Thoughts are appreciated. Answers are adored ")

Comments (4)

  1. Robert Xiao

    Try the following code:

    for data in sorted(metadata):
        for item in data.values:
            print data.description, item.value

    The code which truncates the displayed text (item.text, instead of item.value) is this snippet in metadata_item.py:

    # Skip empty strings
    if isinstance(value, unicode):
        value = normalizeNewline(value)
        if config.MAX_STR_LENGTH \
        and config.MAX_STR_LENGTH < len(value):
            value = value[:config.MAX_STR_LENGTH] + "(...)"

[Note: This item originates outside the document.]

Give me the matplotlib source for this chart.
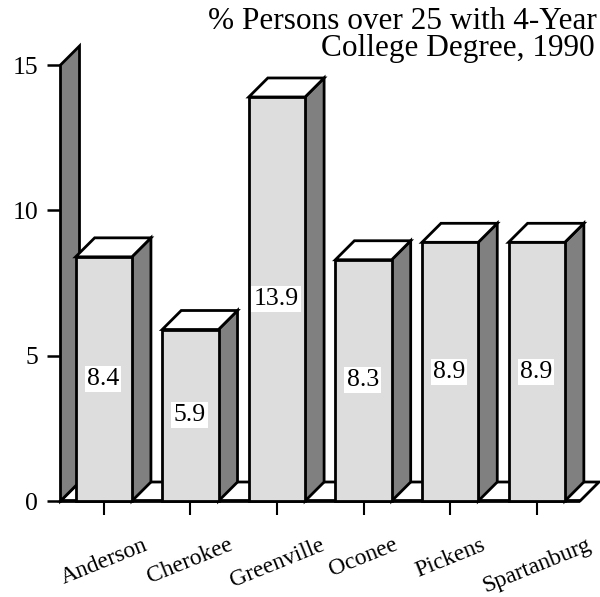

    So if you want to use item.text but show more characters, you can increase MAX_STR_LENGTH in hachoir_metadata.config. But to get the whole string, use item.value as above.

  2. Wayne Glover reporter

    Hi nneonneo,

    thanks for your response. I'd like to add for anyone else, that the changes nneonneo refers to are in the latest version (1.2.2) of the parser which in from bitbucket. (I was using 1.2.1 and couldn't figure out why I couldn't find the config file. ").

    After finding the config file, I changed the max amount. I have not be able to test it yet; however, my programmer will soon. I understand how this will likely fix the problem for me.

    However, I have a question on the other part of your answer. As I understand your answer, using this new code this will give the entire value of the metadata element, regardless of size or the config setting, correct? Also, could you please clarify for me where the code you proposed above should go? The code i am referring to is listed below.

    for data in sorted(metadata): for item in data.values: print data.description, item.value

    Thanks for your help

  3. Victor Stinner repo owner

    Using config.MAX_STR_LENGTH=0 or config.MAX_STR_LENGTH=None, hachoir-metadata doesn't truncate item.text anymore.

    config.MAX_STR_LENGTH option was introduced by hachoir-medata.

    I think that this issue is not a bug, it's just a question of configuration in your program. You might use the mailing list to ask questions ;-)

  4. Anonymous

    Thanks Victor,

    With this information my programmer was able to get it working.

    Thanks for your time in helping me.